Data provided:
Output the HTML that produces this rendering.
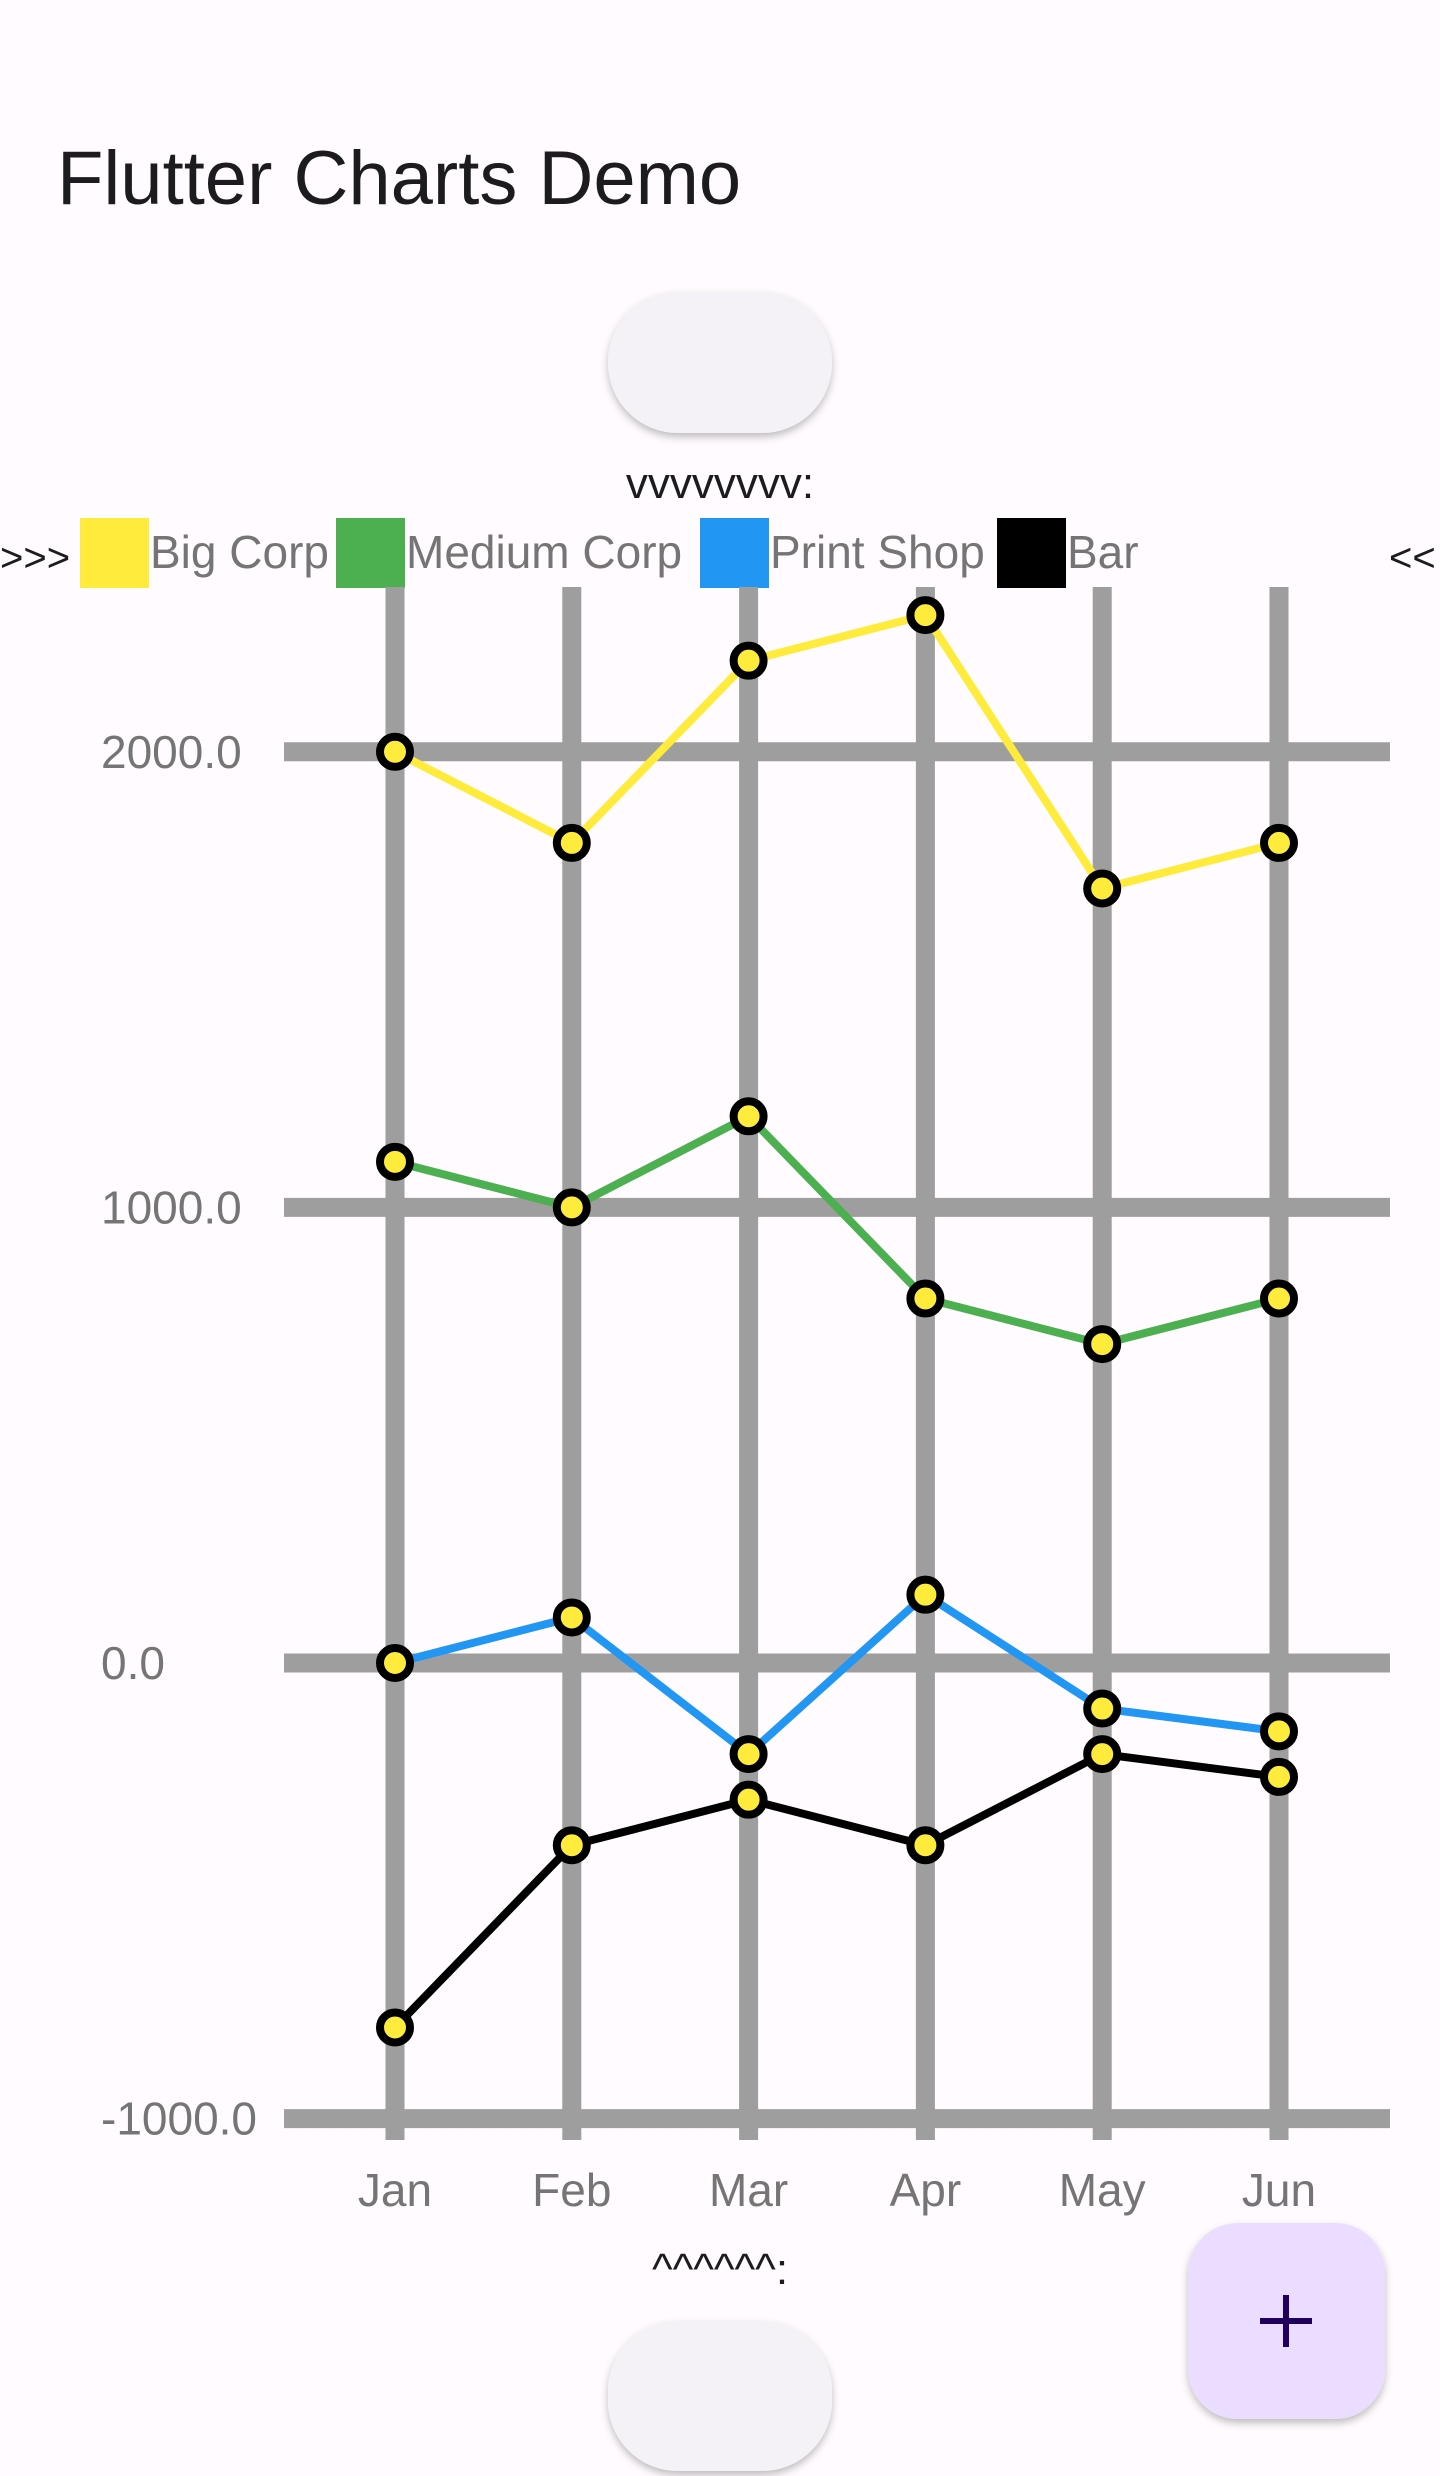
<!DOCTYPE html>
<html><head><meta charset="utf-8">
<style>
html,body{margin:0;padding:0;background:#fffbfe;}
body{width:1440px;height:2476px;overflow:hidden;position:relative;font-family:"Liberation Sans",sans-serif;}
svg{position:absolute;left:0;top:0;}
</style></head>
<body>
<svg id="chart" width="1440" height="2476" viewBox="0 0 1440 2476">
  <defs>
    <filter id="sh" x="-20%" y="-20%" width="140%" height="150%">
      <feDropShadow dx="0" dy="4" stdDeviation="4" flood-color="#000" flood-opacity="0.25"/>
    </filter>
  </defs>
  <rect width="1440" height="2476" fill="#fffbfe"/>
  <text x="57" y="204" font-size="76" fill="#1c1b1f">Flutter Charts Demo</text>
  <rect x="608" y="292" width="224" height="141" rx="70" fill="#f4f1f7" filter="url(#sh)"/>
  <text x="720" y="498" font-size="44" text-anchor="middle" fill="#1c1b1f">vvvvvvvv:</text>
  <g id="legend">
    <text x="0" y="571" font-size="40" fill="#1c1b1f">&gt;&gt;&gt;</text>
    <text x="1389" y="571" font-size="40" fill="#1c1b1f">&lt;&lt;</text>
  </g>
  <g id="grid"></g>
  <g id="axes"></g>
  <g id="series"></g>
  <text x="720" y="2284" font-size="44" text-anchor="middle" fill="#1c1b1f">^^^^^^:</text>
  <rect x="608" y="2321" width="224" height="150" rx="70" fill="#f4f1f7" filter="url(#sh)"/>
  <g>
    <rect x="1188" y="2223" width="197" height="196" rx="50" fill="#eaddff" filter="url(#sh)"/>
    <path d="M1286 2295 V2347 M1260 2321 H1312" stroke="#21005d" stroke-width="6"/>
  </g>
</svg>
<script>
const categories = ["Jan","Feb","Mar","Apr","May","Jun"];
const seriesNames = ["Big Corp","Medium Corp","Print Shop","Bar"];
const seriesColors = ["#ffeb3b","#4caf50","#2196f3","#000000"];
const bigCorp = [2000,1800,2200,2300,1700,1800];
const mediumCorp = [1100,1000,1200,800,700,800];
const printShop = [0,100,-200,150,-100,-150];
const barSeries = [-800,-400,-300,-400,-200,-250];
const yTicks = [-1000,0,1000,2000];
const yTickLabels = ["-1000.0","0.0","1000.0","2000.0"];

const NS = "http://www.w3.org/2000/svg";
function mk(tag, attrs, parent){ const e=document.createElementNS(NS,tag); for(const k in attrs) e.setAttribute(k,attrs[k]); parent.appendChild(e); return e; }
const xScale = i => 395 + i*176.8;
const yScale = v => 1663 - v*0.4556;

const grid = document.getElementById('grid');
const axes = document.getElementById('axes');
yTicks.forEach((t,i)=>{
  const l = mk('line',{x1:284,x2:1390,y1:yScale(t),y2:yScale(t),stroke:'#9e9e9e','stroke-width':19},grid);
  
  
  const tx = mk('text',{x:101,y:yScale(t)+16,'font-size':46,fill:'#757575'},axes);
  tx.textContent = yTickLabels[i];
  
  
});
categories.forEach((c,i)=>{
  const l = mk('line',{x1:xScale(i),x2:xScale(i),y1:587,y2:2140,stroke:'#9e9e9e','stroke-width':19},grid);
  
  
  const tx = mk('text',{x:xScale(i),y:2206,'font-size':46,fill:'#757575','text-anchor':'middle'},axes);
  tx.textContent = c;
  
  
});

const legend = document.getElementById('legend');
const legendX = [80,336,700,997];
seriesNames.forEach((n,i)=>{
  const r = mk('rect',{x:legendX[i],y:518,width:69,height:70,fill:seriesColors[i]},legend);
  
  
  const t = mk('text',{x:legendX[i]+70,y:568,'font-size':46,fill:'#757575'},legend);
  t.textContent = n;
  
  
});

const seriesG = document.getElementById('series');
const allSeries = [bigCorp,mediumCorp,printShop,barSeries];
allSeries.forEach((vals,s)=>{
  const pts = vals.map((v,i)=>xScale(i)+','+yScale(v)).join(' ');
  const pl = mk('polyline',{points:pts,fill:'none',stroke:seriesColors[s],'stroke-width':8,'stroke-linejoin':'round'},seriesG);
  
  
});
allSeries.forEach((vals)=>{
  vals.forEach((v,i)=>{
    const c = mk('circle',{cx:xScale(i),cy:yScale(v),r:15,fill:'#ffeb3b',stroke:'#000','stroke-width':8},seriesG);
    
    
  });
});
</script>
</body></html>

---

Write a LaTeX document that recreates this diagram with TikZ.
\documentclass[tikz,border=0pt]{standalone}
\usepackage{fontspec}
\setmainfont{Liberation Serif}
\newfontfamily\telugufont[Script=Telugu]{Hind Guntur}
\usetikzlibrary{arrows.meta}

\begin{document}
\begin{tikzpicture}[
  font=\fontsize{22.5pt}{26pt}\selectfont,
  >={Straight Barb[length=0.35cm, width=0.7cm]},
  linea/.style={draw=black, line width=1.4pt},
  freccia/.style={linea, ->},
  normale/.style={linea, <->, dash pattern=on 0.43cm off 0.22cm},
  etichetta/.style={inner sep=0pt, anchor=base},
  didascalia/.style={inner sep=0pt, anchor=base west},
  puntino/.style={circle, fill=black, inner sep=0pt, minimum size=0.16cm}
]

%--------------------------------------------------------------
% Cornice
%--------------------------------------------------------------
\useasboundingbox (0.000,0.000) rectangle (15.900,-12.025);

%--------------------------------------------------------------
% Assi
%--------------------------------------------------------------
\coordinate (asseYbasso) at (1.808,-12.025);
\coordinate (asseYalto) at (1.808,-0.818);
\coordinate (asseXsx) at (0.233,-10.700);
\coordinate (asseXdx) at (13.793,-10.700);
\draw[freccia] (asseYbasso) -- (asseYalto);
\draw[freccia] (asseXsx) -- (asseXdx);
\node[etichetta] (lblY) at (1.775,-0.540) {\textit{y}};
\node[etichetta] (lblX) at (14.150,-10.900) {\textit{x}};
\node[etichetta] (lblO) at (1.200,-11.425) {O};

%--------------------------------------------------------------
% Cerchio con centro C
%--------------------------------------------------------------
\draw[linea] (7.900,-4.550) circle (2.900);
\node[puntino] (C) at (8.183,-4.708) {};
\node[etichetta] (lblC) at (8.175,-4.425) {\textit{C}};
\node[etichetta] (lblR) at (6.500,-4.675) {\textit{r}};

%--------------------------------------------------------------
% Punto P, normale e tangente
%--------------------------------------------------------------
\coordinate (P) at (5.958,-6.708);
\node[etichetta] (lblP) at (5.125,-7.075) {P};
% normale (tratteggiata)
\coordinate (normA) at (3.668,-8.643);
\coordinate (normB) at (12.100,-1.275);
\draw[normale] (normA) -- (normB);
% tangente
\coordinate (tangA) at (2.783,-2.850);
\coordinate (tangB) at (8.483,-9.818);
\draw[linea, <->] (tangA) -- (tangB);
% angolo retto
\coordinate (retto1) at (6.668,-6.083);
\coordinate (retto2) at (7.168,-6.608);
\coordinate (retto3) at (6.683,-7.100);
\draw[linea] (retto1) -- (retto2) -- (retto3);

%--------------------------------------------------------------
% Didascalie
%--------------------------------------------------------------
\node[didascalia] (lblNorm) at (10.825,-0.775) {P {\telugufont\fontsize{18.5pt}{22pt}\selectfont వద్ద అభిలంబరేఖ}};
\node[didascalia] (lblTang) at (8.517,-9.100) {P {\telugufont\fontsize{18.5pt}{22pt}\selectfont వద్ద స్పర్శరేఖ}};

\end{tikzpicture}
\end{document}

Work instructions: Using the listing above, show each line holding the string "that".

Result of this task:
Output the HTML that produces this rendering.
Write a LaTeX document that recreates this diagram with TikZ.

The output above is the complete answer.